DATA SECTION:
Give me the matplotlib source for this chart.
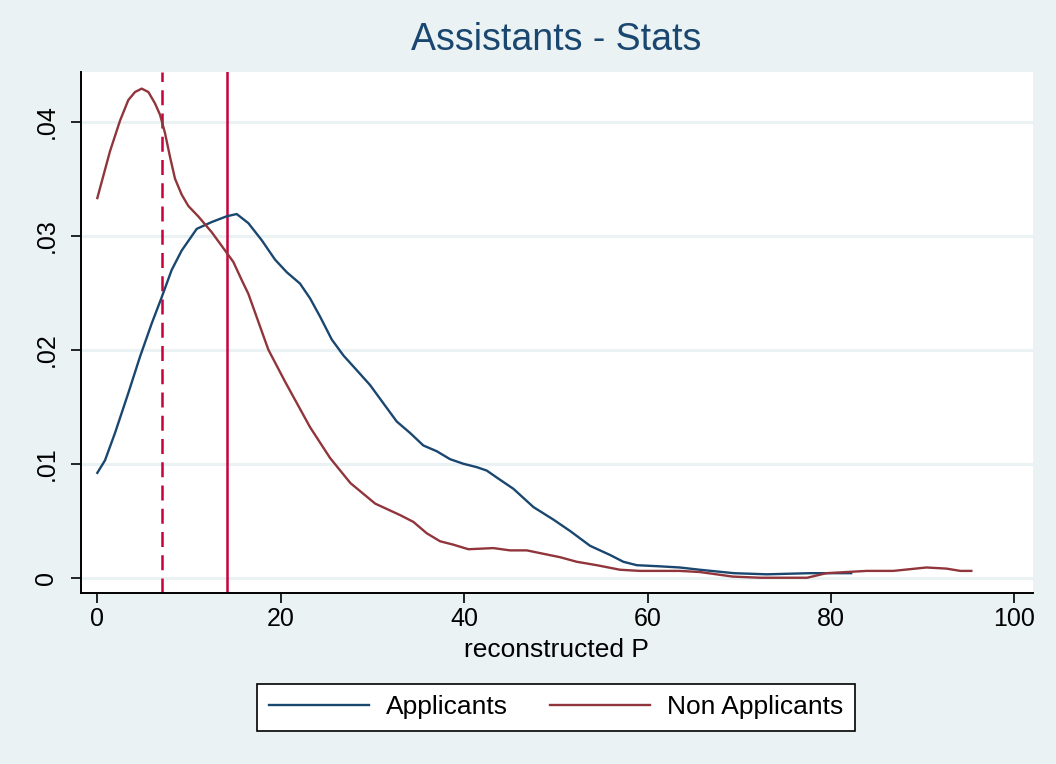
import matplotlib
matplotlib.use("Agg")
import matplotlib.pyplot as plt

plt.rcParams['font.family'] = ['Liberation Sans', 'DejaVu Sans']

# kernel density estimates of reconstructed P
app_x = [0, 0.84, 1.93, 3.38, 4.66, 5.93, 7.02, 8.11, 9.2, 10.84, 12.48, 14.1,
         15.2, 16.47, 17.93, 19.38, 20.65, 22.1, 23.2, 24.29, 25.56, 26.83,
         28.29, 29.74, 31.19, 32.65, 34.1, 35.55, 37.0, 38.46, 39.9, 41.37,
         42.46, 43.9, 45.37, 47.55, 49.73, 51.55, 53.73, 55.9, 57.36, 58.82,
         61.36, 63.5, 65.7, 69.4, 73.0, 77.7, 82.2]
app_y = [0.0092, 0.0103, 0.0127, 0.0162, 0.0194, 0.0223, 0.0246, 0.0270, 0.0287,
         0.0306, 0.0312, 0.0317, 0.0319, 0.0311, 0.0296, 0.0279, 0.0268, 0.0258,
         0.0245, 0.0229, 0.0209, 0.0195, 0.0182, 0.0169, 0.0153, 0.0137, 0.0127,
         0.0116, 0.0111, 0.0104, 0.0100, 0.0097, 0.0094, 0.0086, 0.0078, 0.0062,
         0.0051, 0.0041, 0.0028, 0.0020, 0.0014, 0.0011, 0.0010, 0.0009, 0.0007,
         0.0004, 0.0003, 0.0004, 0.0004]

non_x = [0, 1.38, 2.48, 3.38, 4.11, 4.84, 5.57, 6.29, 6.84, 7.38, 7.93, 8.47,
         9.2, 9.93, 11.0, 12.48, 13.93, 14.83, 15.75, 16.47, 18.65, 20.47, 23.2,
         25.38, 27.6, 30.3, 33.0, 34.46, 35.92, 37.37, 38.82, 40.46, 43.18, 45.0,
         46.83, 48.64, 50.46, 52.28, 54.46, 57.0, 59.18, 61.36, 63.5, 65.7, 67.5,
         69.3, 72.3, 77.4, 79.5, 83.9, 86.8, 90.4, 92.6, 94.1, 95.3]
non_y = [0.0333, 0.0374, 0.0401, 0.0419, 0.0426, 0.0429, 0.0426, 0.0416, 0.0406,
         0.0390, 0.0369, 0.0350, 0.0336, 0.0326, 0.0317, 0.0303, 0.0287, 0.0277,
         0.0261, 0.0249, 0.0200, 0.0172, 0.0132, 0.0105, 0.0083, 0.0065, 0.0055,
         0.0049, 0.0039, 0.0032, 0.0029, 0.0025, 0.0026, 0.0024, 0.0024, 0.0021,
         0.0018, 0.0014, 0.0011, 0.0007, 0.0006, 0.0006, 0.0006, 0.0005, 0.0003,
         0.0001, 0.0000, 0.0000, 0.0004, 0.0006, 0.0006, 0.0009, 0.0008, 0.0006,
         0.0006]

median_non = 7.0
median_app = 14.1

xticks = [0, 20, 40, 60, 80, 100]
yticks = [0, 0.01, 0.02, 0.03, 0.04]
ytick_labels = ['0', '.01', '.02', '.03', '.04']

bg = '#EAF2F3'
navy = '#1A476F'
maroon = '#90353B'
red = '#C8003C'

fig = plt.figure(figsize=(10.56, 7.64), dpi=100, facecolor=bg)
ax = fig.add_axes([0.0767, 0.2238, 0.9013, 0.682])
ax.set_facecolor('white')

for y in yticks:
    ax.axhline(y, color=bg, lw=2.2, zorder=0)

ax.axvline(median_non, color=red, lw=1.8, dashes=(6, 3.3), zorder=1)
ax.axvline(median_app, color=red, lw=1.8, zorder=1)

ax.plot(app_x, app_y, color=navy, lw=1.7, label='Applicants', zorder=2,
        solid_joinstyle='round')
ax.plot(non_x, non_y, color=maroon, lw=1.7, label='Non Applicants', zorder=2,
        solid_joinstyle='round')

ax.set_xlim(-1.78, 102.0)
ax.set_ylim(-0.00134, 0.04436)

ax.set_xticks(xticks)
ax.set_xticklabels([str(t) for t in xticks])
ax.set_yticks(yticks)
ax.set_yticklabels(ytick_labels, rotation=90, va='center')
ax.tick_params(axis='both', direction='out', length=7.2, width=1.2, labelsize=18, color='black')
ax.tick_params(axis='x', pad=3)
ax.tick_params(axis='y', pad=9)

for s in ['top', 'right']:
    ax.spines[s].set_visible(False)
for s in ['left', 'bottom']:
    ax.spines[s].set_linewidth(1.4)

ax.set_xlabel('reconstructed P', fontsize=19, labelpad=5)

fig.text(0.527, 1 - 40 / 764, 'Assistants - Stats', fontsize=27, color=navy,
         ha='center', va='center')

leg = fig.legend(loc='center', bbox_to_anchor=(0.5265, 0.074), ncol=2,
                 fontsize=19, frameon=True, fancybox=False, handlelength=3.8,
                 handletextpad=0.63, columnspacing=1.58, borderpad=0.45)
leg.get_frame().set_edgecolor('black')
leg.get_frame().set_facecolor('white')
leg.get_frame().set_alpha(1)
leg.get_frame().set_linewidth(1.2)

fig.savefig('out.png', dpi=100, facecolor=bg)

PROMPT:
Print the data above verbatim from the first line through the line holding "0.0004, 0.0003, 0.0004, 0.0004]", leaving every picture out.

TASK RESULT:
Give me the matplotlib source for this chart.
import matplotlib
matplotlib.use("Agg")
import matplotlib.pyplot as plt

plt.rcParams['font.family'] = ['Liberation Sans', 'DejaVu Sans']

# kernel density estimates of reconstructed P
app_x = [0, 0.84, 1.93, 3.38, 4.66, 5.93, 7.02, 8.11, 9.2, 10.84, 12.48, 14.1,
         15.2, 16.47, 17.93, 19.38, 20.65, 22.1, 23.2, 24.29, 25.56, 26.83,
         28.29, 29.74, 31.19, 32.65, 34.1, 35.55, 37.0, 38.46, 39.9, 41.37,
         42.46, 43.9, 45.37, 47.55, 49.73, 51.55, 53.73, 55.9, 57.36, 58.82,
         61.36, 63.5, 65.7, 69.4, 73.0, 77.7, 82.2]
app_y = [0.0092, 0.0103, 0.0127, 0.0162, 0.0194, 0.0223, 0.0246, 0.0270, 0.0287,
         0.0306, 0.0312, 0.0317, 0.0319, 0.0311, 0.0296, 0.0279, 0.0268, 0.0258,
         0.0245, 0.0229, 0.0209, 0.0195, 0.0182, 0.0169, 0.0153, 0.0137, 0.0127,
         0.0116, 0.0111, 0.0104, 0.0100, 0.0097, 0.0094, 0.0086, 0.0078, 0.0062,
         0.0051, 0.0041, 0.0028, 0.0020, 0.0014, 0.0011, 0.0010, 0.0009, 0.0007,
         0.0004, 0.0003, 0.0004, 0.0004]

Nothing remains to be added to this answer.